(Records with drawing code)

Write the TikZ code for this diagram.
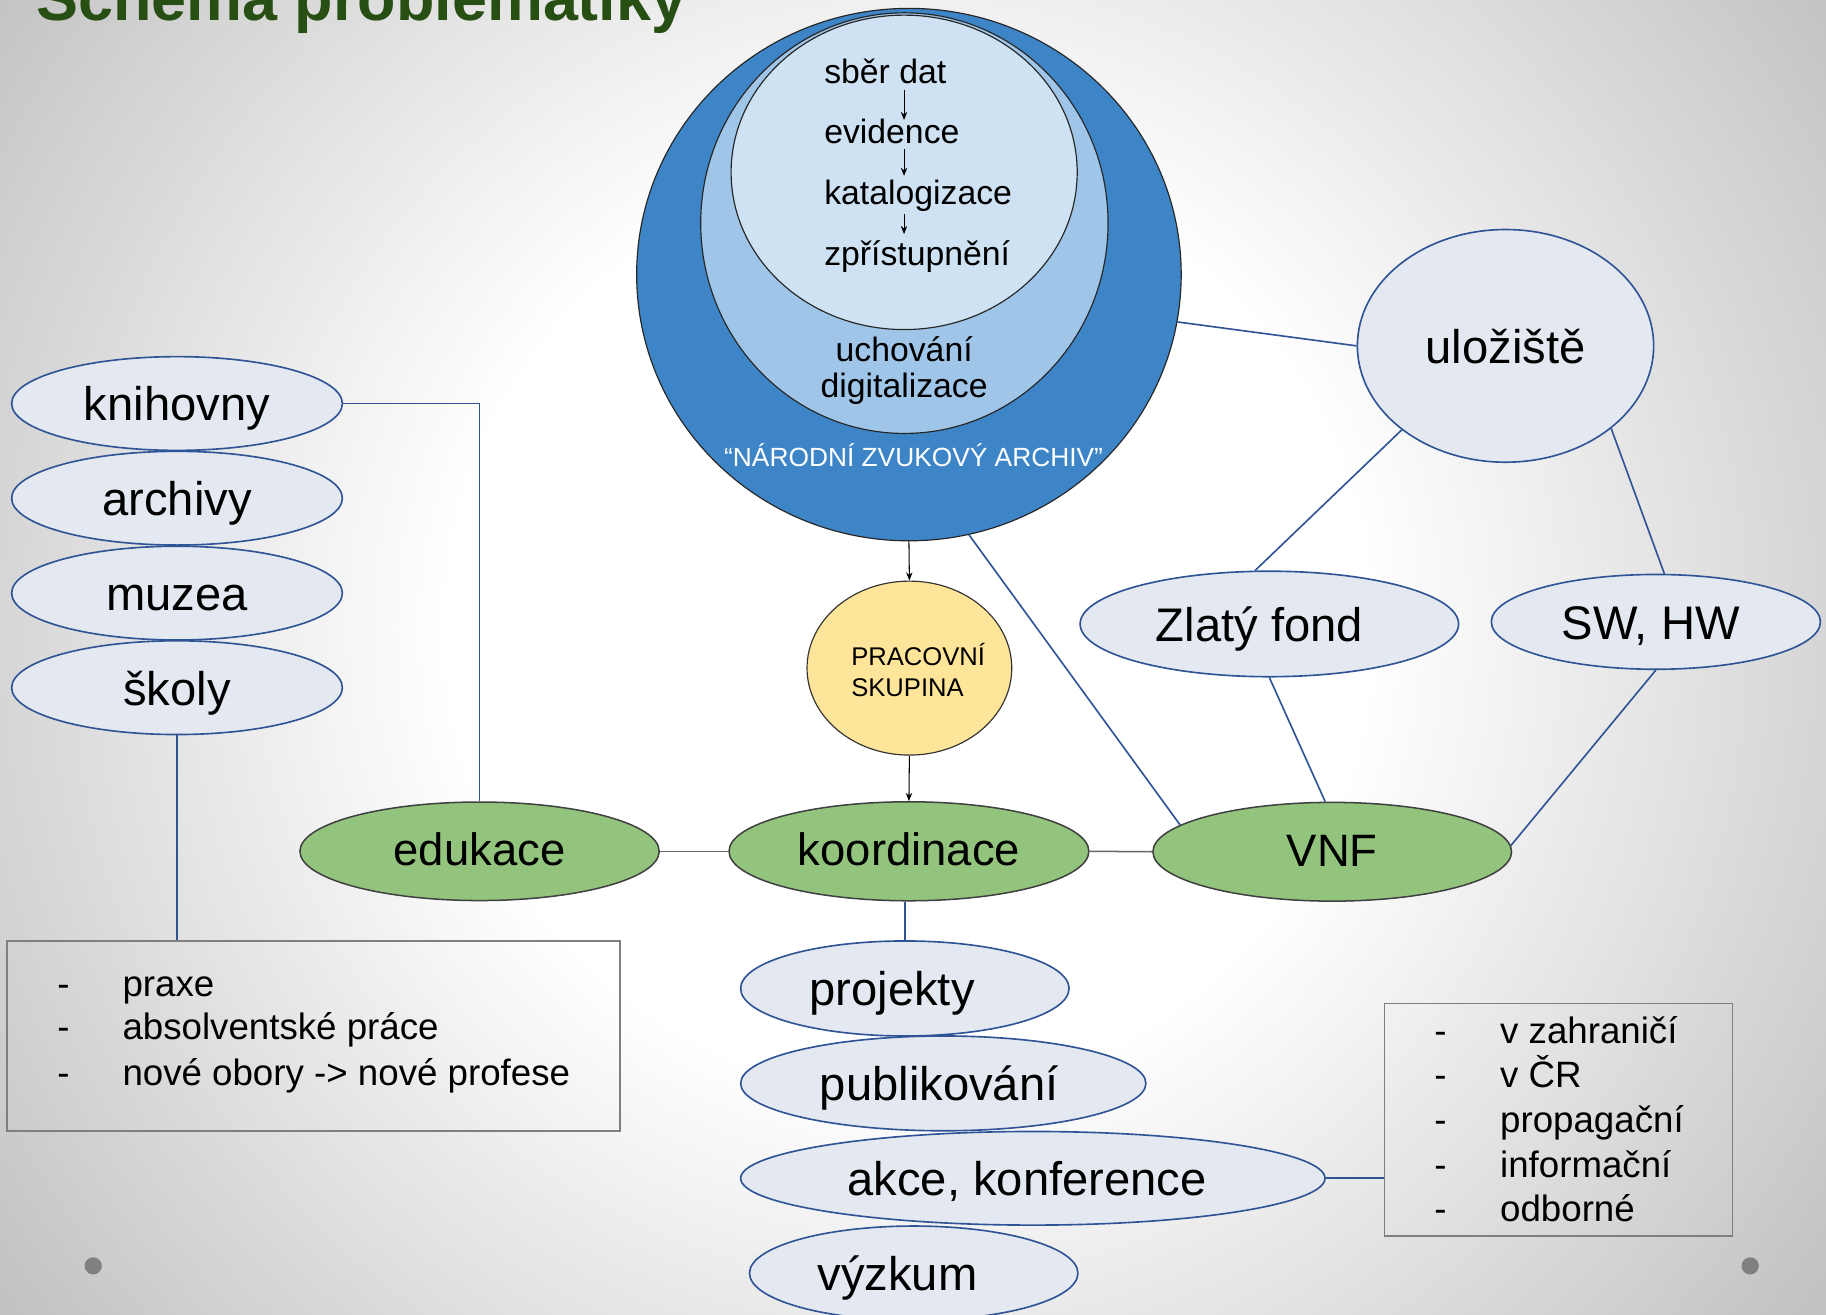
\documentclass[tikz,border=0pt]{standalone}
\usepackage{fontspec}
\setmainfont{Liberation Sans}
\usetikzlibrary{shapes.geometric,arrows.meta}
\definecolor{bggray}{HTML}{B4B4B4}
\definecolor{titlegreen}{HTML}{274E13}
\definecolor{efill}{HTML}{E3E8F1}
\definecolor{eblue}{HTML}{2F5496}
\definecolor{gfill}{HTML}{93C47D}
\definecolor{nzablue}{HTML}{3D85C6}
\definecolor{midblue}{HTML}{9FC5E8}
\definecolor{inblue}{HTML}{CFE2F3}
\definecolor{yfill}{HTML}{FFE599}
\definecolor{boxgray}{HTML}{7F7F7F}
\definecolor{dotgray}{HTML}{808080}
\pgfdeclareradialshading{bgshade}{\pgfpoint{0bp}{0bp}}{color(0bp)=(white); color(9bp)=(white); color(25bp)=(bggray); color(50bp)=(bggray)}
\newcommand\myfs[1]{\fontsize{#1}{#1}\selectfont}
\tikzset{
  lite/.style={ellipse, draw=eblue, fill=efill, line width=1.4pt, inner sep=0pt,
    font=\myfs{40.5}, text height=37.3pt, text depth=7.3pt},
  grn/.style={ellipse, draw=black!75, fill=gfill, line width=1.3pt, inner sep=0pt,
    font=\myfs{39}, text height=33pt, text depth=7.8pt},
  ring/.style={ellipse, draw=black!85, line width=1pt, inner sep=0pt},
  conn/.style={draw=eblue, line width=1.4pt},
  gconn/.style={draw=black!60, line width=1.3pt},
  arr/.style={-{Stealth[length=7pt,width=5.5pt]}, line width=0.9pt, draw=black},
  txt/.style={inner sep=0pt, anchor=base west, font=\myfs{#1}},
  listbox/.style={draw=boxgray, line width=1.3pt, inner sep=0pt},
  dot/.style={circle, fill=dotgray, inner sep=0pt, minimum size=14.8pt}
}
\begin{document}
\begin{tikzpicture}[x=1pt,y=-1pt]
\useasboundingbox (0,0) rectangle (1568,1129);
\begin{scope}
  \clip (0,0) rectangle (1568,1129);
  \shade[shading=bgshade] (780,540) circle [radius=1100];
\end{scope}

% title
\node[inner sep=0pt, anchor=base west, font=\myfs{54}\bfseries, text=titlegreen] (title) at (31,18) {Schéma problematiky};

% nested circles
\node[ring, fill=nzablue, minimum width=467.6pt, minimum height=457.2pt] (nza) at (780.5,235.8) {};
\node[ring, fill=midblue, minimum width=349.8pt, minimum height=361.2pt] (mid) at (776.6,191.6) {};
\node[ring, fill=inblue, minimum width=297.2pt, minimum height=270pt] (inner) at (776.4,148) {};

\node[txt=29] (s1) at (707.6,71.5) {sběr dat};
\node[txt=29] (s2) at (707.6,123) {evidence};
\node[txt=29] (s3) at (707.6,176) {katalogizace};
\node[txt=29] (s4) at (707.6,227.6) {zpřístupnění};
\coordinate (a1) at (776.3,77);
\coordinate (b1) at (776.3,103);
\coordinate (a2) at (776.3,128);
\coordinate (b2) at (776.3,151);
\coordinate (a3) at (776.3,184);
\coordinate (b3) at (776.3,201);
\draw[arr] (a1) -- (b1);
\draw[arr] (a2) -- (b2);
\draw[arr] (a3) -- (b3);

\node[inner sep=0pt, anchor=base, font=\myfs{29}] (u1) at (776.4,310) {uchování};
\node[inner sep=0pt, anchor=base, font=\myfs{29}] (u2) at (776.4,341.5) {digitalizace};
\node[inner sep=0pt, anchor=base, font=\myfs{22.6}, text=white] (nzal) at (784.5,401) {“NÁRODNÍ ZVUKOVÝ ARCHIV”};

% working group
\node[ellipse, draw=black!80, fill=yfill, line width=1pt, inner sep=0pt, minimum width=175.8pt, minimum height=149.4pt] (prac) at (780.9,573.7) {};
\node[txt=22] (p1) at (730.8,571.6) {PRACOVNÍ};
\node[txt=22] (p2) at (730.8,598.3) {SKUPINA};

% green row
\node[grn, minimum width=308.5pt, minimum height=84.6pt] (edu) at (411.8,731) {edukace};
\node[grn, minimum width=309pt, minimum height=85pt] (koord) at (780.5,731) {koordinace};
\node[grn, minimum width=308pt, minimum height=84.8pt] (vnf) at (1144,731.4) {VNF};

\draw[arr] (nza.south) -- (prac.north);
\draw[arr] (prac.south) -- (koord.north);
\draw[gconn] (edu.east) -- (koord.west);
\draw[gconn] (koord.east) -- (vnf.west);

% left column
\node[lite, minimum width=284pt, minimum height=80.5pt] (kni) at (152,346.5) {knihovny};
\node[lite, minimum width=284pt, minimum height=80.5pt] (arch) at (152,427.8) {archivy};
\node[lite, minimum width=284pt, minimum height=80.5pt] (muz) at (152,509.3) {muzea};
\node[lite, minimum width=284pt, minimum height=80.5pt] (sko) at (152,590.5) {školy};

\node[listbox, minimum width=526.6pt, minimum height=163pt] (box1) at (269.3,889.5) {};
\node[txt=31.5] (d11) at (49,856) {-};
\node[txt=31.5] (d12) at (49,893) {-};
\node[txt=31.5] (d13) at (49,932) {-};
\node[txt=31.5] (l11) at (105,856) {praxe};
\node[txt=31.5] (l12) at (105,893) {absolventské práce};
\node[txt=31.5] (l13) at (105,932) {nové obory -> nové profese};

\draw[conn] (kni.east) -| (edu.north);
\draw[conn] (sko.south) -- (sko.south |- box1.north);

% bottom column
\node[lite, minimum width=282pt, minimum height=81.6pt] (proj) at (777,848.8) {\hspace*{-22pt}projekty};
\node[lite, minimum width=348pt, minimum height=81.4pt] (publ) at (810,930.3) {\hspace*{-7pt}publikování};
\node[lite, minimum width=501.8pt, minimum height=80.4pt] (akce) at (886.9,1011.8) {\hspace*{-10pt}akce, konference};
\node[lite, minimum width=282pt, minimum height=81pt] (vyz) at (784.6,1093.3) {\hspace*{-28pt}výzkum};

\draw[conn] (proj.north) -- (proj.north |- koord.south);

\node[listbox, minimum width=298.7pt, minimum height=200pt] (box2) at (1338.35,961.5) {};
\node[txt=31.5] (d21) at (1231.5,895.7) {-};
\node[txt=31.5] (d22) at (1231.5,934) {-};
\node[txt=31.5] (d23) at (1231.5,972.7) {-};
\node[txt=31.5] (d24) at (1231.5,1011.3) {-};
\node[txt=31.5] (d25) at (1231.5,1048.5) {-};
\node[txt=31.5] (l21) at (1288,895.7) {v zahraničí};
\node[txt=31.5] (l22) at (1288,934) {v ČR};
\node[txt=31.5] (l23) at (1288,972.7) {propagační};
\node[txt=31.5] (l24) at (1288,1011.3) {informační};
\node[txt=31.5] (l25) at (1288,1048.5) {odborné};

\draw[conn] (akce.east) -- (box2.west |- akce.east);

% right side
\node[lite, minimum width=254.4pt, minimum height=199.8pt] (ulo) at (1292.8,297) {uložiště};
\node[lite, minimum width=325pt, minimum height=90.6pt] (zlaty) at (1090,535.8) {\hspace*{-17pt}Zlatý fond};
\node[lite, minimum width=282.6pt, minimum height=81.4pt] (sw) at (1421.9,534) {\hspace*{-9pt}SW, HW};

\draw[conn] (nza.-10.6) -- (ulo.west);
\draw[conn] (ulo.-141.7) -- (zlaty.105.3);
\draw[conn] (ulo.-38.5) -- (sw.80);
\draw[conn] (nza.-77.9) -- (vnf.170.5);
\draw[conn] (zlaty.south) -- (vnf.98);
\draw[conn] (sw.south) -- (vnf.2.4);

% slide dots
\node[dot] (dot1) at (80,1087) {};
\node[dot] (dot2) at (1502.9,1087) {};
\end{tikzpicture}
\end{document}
==
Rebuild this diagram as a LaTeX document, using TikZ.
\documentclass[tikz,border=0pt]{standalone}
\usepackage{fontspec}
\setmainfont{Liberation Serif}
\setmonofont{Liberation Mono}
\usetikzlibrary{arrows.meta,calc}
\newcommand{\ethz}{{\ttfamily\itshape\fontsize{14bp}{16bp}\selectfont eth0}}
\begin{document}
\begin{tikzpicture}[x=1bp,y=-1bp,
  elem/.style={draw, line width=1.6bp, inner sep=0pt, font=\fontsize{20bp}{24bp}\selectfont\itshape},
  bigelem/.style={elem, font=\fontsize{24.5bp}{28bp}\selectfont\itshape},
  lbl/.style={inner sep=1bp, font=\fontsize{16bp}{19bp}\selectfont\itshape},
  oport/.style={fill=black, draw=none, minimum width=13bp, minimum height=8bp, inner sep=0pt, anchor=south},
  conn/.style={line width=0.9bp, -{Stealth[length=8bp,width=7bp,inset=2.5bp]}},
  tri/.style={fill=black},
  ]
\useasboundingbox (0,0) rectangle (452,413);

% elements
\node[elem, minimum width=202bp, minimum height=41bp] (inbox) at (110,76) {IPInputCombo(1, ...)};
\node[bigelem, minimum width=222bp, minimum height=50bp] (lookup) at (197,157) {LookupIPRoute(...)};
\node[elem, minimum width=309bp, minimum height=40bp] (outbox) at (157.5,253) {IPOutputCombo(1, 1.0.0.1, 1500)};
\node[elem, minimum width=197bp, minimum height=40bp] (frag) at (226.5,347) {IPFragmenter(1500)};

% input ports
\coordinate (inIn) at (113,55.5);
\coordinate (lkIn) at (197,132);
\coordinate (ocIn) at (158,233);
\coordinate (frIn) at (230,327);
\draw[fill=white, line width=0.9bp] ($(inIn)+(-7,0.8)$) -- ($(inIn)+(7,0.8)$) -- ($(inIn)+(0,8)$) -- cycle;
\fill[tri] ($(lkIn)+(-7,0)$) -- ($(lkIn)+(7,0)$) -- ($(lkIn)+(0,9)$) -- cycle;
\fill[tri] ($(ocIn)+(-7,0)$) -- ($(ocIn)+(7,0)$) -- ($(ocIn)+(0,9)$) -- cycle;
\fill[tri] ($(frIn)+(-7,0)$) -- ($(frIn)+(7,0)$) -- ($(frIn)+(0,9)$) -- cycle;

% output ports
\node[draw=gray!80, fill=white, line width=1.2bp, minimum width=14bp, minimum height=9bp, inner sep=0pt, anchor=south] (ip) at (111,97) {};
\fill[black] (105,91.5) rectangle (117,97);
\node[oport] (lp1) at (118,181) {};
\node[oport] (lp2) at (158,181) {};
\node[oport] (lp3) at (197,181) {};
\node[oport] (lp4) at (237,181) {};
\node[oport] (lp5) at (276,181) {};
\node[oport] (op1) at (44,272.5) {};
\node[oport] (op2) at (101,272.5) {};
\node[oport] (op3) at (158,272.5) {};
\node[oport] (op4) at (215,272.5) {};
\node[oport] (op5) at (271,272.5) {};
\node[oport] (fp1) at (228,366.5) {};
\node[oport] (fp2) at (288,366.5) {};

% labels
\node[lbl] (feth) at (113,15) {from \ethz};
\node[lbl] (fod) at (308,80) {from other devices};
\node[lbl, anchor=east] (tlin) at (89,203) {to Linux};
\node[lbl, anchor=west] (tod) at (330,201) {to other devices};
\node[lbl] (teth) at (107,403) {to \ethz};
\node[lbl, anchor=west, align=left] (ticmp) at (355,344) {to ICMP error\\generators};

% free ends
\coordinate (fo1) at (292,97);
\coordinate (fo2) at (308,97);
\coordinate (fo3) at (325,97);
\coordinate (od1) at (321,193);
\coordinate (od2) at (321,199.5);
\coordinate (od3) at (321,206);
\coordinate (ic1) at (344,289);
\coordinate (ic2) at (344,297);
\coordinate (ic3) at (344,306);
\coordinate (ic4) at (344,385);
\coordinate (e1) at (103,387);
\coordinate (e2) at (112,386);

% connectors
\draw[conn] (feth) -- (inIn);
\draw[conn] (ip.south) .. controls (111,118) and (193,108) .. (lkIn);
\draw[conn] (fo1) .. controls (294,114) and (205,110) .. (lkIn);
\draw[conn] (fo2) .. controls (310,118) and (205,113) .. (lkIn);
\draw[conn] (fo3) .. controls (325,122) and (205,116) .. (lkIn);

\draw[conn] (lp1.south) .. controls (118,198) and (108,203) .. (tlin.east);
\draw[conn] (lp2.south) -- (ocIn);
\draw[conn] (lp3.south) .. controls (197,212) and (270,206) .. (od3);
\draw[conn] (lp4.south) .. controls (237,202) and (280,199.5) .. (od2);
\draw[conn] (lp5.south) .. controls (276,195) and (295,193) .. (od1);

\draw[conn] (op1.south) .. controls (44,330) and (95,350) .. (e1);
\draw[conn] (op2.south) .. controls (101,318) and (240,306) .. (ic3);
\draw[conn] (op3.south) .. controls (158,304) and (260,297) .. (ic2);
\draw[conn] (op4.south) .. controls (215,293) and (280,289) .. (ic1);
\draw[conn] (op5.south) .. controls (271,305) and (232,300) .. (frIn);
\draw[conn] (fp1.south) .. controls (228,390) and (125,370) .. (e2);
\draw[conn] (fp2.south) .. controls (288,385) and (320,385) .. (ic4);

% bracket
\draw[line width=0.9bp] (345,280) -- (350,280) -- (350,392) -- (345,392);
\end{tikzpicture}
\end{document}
* * *
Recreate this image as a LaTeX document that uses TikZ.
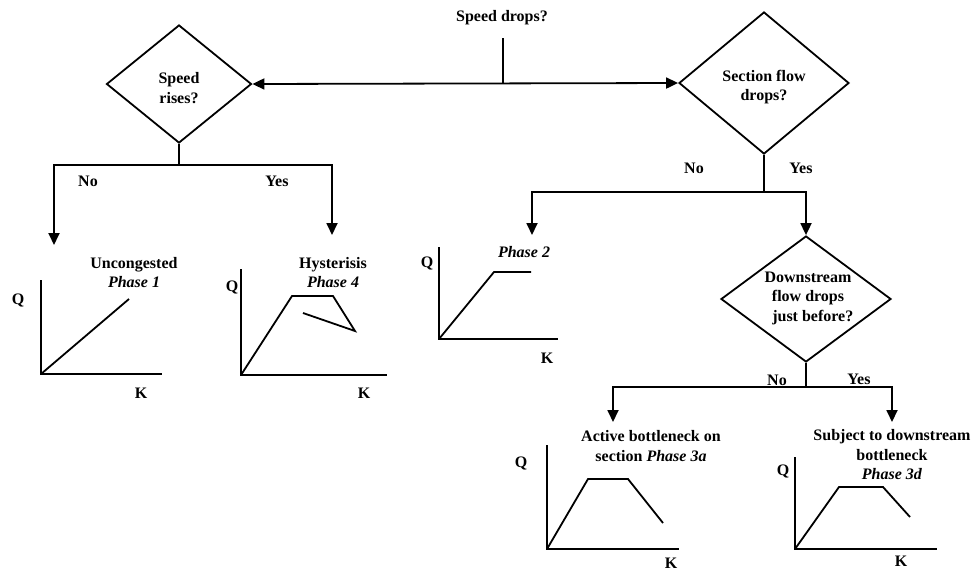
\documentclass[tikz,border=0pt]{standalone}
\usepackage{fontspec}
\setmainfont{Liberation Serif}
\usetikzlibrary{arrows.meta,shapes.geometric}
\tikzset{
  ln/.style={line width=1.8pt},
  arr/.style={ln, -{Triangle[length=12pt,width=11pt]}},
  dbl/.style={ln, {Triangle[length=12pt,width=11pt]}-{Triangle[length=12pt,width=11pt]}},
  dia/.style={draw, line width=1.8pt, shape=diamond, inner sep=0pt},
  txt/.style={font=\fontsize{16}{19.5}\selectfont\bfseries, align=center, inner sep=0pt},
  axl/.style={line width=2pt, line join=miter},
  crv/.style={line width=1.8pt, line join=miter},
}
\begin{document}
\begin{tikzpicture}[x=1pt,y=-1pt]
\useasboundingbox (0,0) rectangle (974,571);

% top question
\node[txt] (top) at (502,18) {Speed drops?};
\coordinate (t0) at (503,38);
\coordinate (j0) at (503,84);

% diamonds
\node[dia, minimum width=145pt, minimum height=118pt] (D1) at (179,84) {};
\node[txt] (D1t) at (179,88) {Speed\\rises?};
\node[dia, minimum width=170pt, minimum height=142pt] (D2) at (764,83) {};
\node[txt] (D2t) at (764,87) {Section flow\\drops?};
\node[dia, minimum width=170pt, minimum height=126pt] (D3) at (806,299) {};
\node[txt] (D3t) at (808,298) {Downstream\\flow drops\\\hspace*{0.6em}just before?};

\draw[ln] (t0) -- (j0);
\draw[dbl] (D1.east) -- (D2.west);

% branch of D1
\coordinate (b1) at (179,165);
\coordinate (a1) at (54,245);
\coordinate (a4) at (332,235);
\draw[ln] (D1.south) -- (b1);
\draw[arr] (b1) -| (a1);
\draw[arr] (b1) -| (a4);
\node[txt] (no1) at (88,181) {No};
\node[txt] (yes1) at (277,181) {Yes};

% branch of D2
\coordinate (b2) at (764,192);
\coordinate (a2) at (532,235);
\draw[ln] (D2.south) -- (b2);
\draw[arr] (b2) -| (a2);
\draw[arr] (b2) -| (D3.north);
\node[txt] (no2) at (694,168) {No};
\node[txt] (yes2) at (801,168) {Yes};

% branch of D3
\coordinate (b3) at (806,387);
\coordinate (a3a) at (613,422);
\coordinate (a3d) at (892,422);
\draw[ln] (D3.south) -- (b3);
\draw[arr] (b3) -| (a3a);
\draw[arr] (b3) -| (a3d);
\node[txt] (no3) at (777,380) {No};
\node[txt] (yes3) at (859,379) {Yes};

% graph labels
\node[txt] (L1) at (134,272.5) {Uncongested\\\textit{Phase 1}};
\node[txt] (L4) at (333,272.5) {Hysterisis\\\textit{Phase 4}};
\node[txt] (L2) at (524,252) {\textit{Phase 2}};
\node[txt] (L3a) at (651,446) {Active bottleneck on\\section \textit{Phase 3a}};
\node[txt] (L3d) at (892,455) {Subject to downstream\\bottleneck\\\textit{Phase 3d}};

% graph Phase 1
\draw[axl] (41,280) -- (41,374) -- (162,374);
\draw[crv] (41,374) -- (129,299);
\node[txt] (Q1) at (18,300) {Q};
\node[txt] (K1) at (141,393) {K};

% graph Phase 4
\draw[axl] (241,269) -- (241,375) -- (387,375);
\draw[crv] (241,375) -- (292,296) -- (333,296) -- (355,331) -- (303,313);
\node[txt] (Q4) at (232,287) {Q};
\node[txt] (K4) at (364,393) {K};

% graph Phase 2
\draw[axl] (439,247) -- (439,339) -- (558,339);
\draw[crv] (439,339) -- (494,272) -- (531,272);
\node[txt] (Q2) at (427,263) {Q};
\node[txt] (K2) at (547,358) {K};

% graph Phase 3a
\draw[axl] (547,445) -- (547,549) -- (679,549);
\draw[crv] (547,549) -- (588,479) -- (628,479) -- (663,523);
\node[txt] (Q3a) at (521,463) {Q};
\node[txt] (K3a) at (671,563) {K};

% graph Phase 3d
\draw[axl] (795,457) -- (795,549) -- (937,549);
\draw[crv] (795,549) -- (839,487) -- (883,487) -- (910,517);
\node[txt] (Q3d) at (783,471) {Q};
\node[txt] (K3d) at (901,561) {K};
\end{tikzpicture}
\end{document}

◆ **Aim of the task**
Write out the lines running from the one that contains "Recreate this image" through the one that contains "(D3t) at (808,298)", ends included, and nothing else. Pictures stay out of the copy.

◆ **Response to this task**
Recreate this image as a LaTeX document that uses TikZ.
\documentclass[tikz,border=0pt]{standalone}
\usepackage{fontspec}
\setmainfont{Liberation Serif}
\usetikzlibrary{arrows.meta,shapes.geometric}
\tikzset{
  ln/.style={line width=1.8pt},
  arr/.style={ln, -{Triangle[length=12pt,width=11pt]}},
  dbl/.style={ln, {Triangle[length=12pt,width=11pt]}-{Triangle[length=12pt,width=11pt]}},
  dia/.style={draw, line width=1.8pt, shape=diamond, inner sep=0pt},
  txt/.style={font=\fontsize{16}{19.5}\selectfont\bfseries, align=center, inner sep=0pt},
  axl/.style={line width=2pt, line join=miter},
  crv/.style={line width=1.8pt, line join=miter},
}
\begin{document}
\begin{tikzpicture}[x=1pt,y=-1pt]
\useasboundingbox (0,0) rectangle (974,571);

% top question
\node[txt] (top) at (502,18) {Speed drops?};
\coordinate (t0) at (503,38);
\coordinate (j0) at (503,84);

% diamonds
\node[dia, minimum width=145pt, minimum height=118pt] (D1) at (179,84) {};
\node[txt] (D1t) at (179,88) {Speed\\rises?};
\node[dia, minimum width=170pt, minimum height=142pt] (D2) at (764,83) {};
\node[txt] (D2t) at (764,87) {Section flow\\drops?};
\node[dia, minimum width=170pt, minimum height=126pt] (D3) at (806,299) {};
\node[txt] (D3t) at (808,298) {Downstream\\flow drops\\\hspace*{0.6em}just before?};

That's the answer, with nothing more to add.